**Challenge:**
Leave out the pictures and restate the rest of the data exactly.

══ Dataset content

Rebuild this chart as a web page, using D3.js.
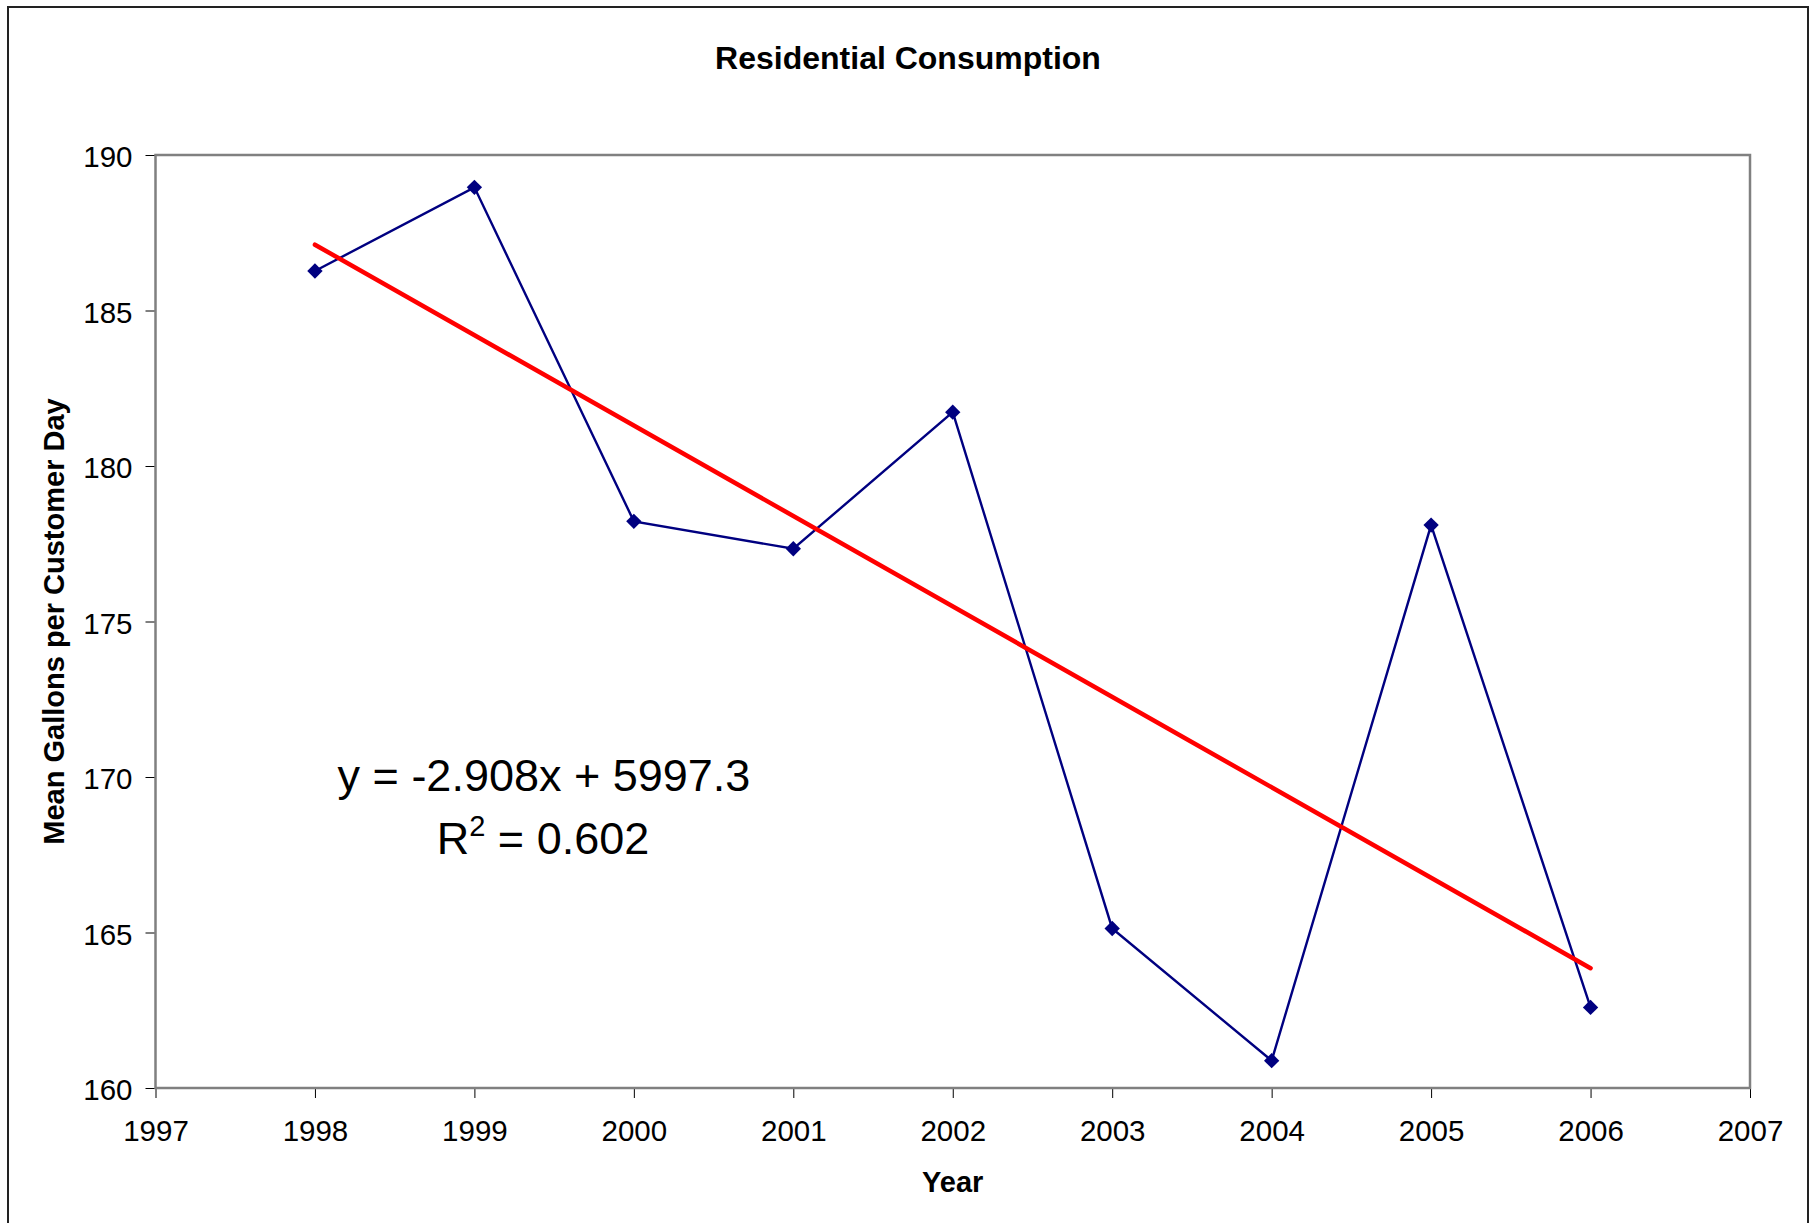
<!DOCTYPE html>
<html>
<head>
<meta charset="utf-8">
<script src="https://cdn.jsdelivr.net/npm/d3@7"></script>
<style>
  html, body { margin: 0; padding: 0; background: #fff; }
  svg { display: block; font-family: "Liberation Sans", Arial, sans-serif; }
</style>
</head>
<body>
<svg width="1815" height="1223"></svg>
<script>
// ---- Dados
const years = [1998, 1999, 2000, 2001, 2002, 2003, 2004, 2005, 2006];
const gallons = [186.27, 188.96, 178.22, 177.34, 181.73, 165.13, 160.88, 178.1, 162.59];
const xTicks = [1997, 1998, 1999, 2000, 2001, 2002, 2003, 2004, 2005, 2006, 2007];
const yTicks = [160, 165, 170, 175, 180, 185, 190];
const trendSlope = -2.908;
const trendIntercept = 5997.3;
const rSquared = 0.602;

const svg = d3.select('svg');
const width = +svg.attr('width');
const height = +svg.attr('height');

const margens = { left: 155.5, right: 65, top: 155, bottom: 135 };
const innerWidth = width - margens.left - margens.right;
const innerHeight = height - margens.top - margens.bottom;

// borda externa
svg.append('rect')
    .attr('x', 8).attr('y', 7)
    .attr('width', 1800).attr('height', 1230)
    .attr('fill', 'none')
    .attr('stroke', '#222')
    .attr('stroke-width', 2);

// ---- Escalas
const mapX = d3.scaleLinear().domain([1997, 2007]).range([0, innerWidth]);
const mapY = d3.scaleLinear().domain([160, 190]).range([innerHeight, 0]);

const g = svg.append('g')
    .attr('transform', `translate(${margens.left}, ${margens.top})`);

// ---- Eixos
const eixoX = d3.axisBottom(mapX)
    .tickValues(xTicks)
    .tickFormat(d3.format('d'))
    .tickSize(10)
    .tickPadding(22);

g.append('g')
    .attr('transform', `translate(0, ${innerHeight})`)
    .call(eixoX)
    .call(s => s.select('.domain').remove())
    .call(s => s.selectAll('text').style('font-size', '29.5px').attr('fill', '#000'))
    .call(s => s.selectAll('line').attr('stroke', '#000'));

const eixoY = d3.axisLeft(mapY)
    .tickValues(yTicks)
    .tickSize(10)
    .tickPadding(13);

g.append('g')
    .call(eixoY)
    .call(s => s.select('.domain').remove())
    .call(s => s.selectAll('text').style('font-size', '29.5px').attr('fill', '#000').attr('dy', '0.4em'))
    .call(s => s.selectAll('line').attr('stroke', '#000'));

// area do grafico
g.append('rect')
    .attr('x', 0).attr('y', 0)
    .attr('width', innerWidth).attr('height', innerHeight)
    .attr('fill', 'none')
    .attr('stroke', '#808080')
    .attr('stroke-width', 2.5);

// ---- Titulos
svg.append('text')
    .attr('x', 908).attr('y', 69)
    .attr('text-anchor', 'middle')
    .style('font-size', '32px').style('font-weight', 'bold')
    .text('Residential Consumption');

g.append('text')
    .attr('x', innerWidth / 2)
    .attr('y', innerHeight + 104)
    .attr('text-anchor', 'middle')
    .style('font-size', '29px').style('font-weight', 'bold')
    .text('Year');

g.append('text')
    .attr('transform', 'rotate(-90)')
    .attr('x', -innerHeight / 2)
    .attr('y', -92)
    .attr('text-anchor', 'middle')
    .style('font-size', '29px').style('font-weight', 'bold')
    .text('Mean Gallons per Customer Day');

// ---- Serie
const data = years.map((y, i) => ({ year: y, value: gallons[i] }));

const linha = d3.line()
    .x(d => mapX(d.year))
    .y(d => mapY(d.value));

g.append('path')
    .datum(data)
    .attr('d', linha)
    .attr('fill', 'none')
    .attr('stroke', '#000080')
    .attr('stroke-width', 2.4);

// ---- Linha de tendencia
const x0 = d3.min(years), x1 = d3.max(years);
const trend = [x0, x1].map(x => ({ year: x, value: trendSlope * x + trendIntercept }));

g.append('path')
    .datum(trend)
    .attr('d', linha)
    .attr('fill', 'none')
    .attr('stroke', '#ff0000')
    .attr('stroke-width', 4.5)
    .attr('stroke-linecap', 'round');

// marcadores
g.selectAll('.marcador')
    .data(data)
    .enter()
    .append('path')
    .attr('class', 'marcador')
    .attr('d', d3.symbol().type(d3.symbolDiamond2).size(150))
    .attr('transform', d => `translate(${mapX(d.year)}, ${mapY(d.value)})`)
    .attr('fill', '#000080');

// equacao
const eq = g.append('text')
    .attr('text-anchor', 'middle')
    .style('font-size', '45px');

eq.append('tspan')
    .attr('x', 544 - margens.left).attr('y', 791 - margens.top)
    .text(`y = ${trendSlope}x + ${trendIntercept}`);

const r2 = eq.append('tspan')
    .attr('x', 543 - margens.left).attr('y', 854 - margens.top);
r2.append('tspan').text('R');
r2.append('tspan').attr('dy', -18).style('font-size', '29px').text('2');
r2.append('tspan').attr('dy', 18).text(` = ${rSquared}`);
</script>
</body>
</html>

════

**Result of this task:**
Rebuild this chart as a web page, using D3.js.
<!DOCTYPE html>
<html>
<head>
<meta charset="utf-8">
<script src="https://cdn.jsdelivr.net/npm/d3@7"></script>
<style>
  html, body { margin: 0; padding: 0; background: #fff; }
  svg { display: block; font-family: "Liberation Sans", Arial, sans-serif; }
</style>
</head>
<body>
<svg width="1815" height="1223"></svg>
<script>
// ---- Dados
const years = [1998, 1999, 2000, 2001, 2002, 2003, 2004, 2005, 2006];
const gallons = [186.27, 188.96, 178.22, 177.34, 181.73, 165.13, 160.88, 178.1, 162.59];
const xTicks = [1997, 1998, 1999, 2000, 2001, 2002, 2003, 2004, 2005, 2006, 2007];
const yTicks = [160, 165, 170, 175, 180, 185, 190];
const trendSlope = -2.908;
const trendIntercept = 5997.3;
const rSquared = 0.602;

const svg = d3.select('svg');
const width = +svg.attr('width');
const height = +svg.attr('height');

const margens = { left: 155.5, right: 65, top: 155, bottom: 135 };
const innerWidth = width - margens.left - margens.right;
const innerHeight = height - margens.top - margens.bottom;

// borda externa
svg.append('rect')
    .attr('x', 8).attr('y', 7)
    .attr('width', 1800).attr('height', 1230)
    .attr('fill', 'none')
    .attr('stroke', '#222')
    .attr('stroke-width', 2);

// ---- Escalas
const mapX = d3.scaleLinear().domain([1997, 2007]).range([0, innerWidth]);
const mapY = d3.scaleLinear().domain([160, 190]).range([innerHeight, 0]);

const g = svg.append('g')
    .attr('transform', `translate(${margens.left}, ${margens.top})`);

// ---- Eixos
const eixoX = d3.axisBottom(mapX)
    .tickValues(xTicks)
    .tickFormat(d3.format('d'))
    .tickSize(10)
    .tickPadding(22);

g.append('g')
    .attr('transform', `translate(0, ${innerHeight})`)
    .call(eixoX)
    .call(s => s.select('.domain').remove())
    .call(s => s.selectAll('text').style('font-size', '29.5px').attr('fill', '#000'))
    .call(s => s.selectAll('line').attr('stroke', '#000'));

const eixoY = d3.axisLeft(mapY)
    .tickValues(yTicks)
    .tickSize(10)
    .tickPadding(13);

g.append('g')
    .call(eixoY)
    .call(s => s.select('.domain').remove())
    .call(s => s.selectAll('text').style('font-size', '29.5px').attr('fill', '#000').attr('dy', '0.4em'))
    .call(s => s.selectAll('line').attr('stroke', '#000'));

// area do grafico
g.append('rect')
    .attr('x', 0).attr('y', 0)
    .attr('width', innerWidth).attr('height', innerHeight)
    .attr('fill', 'none')
    .attr('stroke', '#808080')
    .attr('stroke-width', 2.5);

// ---- Titulos
svg.append('text')
    .attr('x', 908).attr('y', 69)
    .attr('text-anchor', 'middle')
    .style('font-size', '32px').style('font-weight', 'bold')
    .text('Residential Consumption');

g.append('text')
    .attr('x', innerWidth / 2)
    .attr('y', innerHeight + 104)
    .attr('text-anchor', 'middle')
    .style('font-size', '29px').style('font-weight', 'bold')
    .text('Year');

g.append('text')
    .attr('transform', 'rotate(-90)')
    .attr('x', -innerHeight / 2)
    .attr('y', -92)
    .attr('text-anchor', 'middle')
    .style('font-size', '29px').style('font-weight', 'bold')
    .text('Mean Gallons per Customer Day');

// ---- Serie
const data = years.map((y, i) => ({ year: y, value: gallons[i] }));

const linha = d3.line()
    .x(d => mapX(d.year))
    .y(d => mapY(d.value));

g.append('path')
    .datum(data)
    .attr('d', linha)
    .attr('fill', 'none')
    .attr('stroke', '#000080')
    .attr('stroke-width', 2.4);

// ---- Linha de tendencia
const x0 = d3.min(years), x1 = d3.max(years);
const trend = [x0, x1].map(x => ({ year: x, value: trendSlope * x + trendIntercept }));

g.append('path')
    .datum(trend)
    .attr('d', linha)
    .attr('fill', 'none')
    .attr('stroke', '#ff0000')
    .attr('stroke-width', 4.5)
    .attr('stroke-linecap', 'round');

// marcadores
g.selectAll('.marcador')
    .data(data)
    .enter()
    .append('path')
    .attr('class', 'marcador')
    .attr('d', d3.symbol().type(d3.symbolDiamond2).size(150))
    .attr('transform', d => `translate(${mapX(d.year)}, ${mapY(d.value)})`)
    .attr('fill', '#000080');

// equacao
const eq = g.append('text')
    .attr('text-anchor', 'middle')
    .style('font-size', '45px');

eq.append('tspan')
    .attr('x', 544 - margens.left).attr('y', 791 - margens.top)
    .text(`y = ${trendSlope}x + ${trendIntercept}`);

const r2 = eq.append('tspan')
    .attr('x', 543 - margens.left).attr('y', 854 - margens.top);
r2.append('tspan').text('R');
r2.append('tspan').attr('dy', -18).style('font-size', '29px').text('2');
r2.append('tspan').attr('dy', 18).text(` = ${rSquared}`);
</script>
</body>
</html>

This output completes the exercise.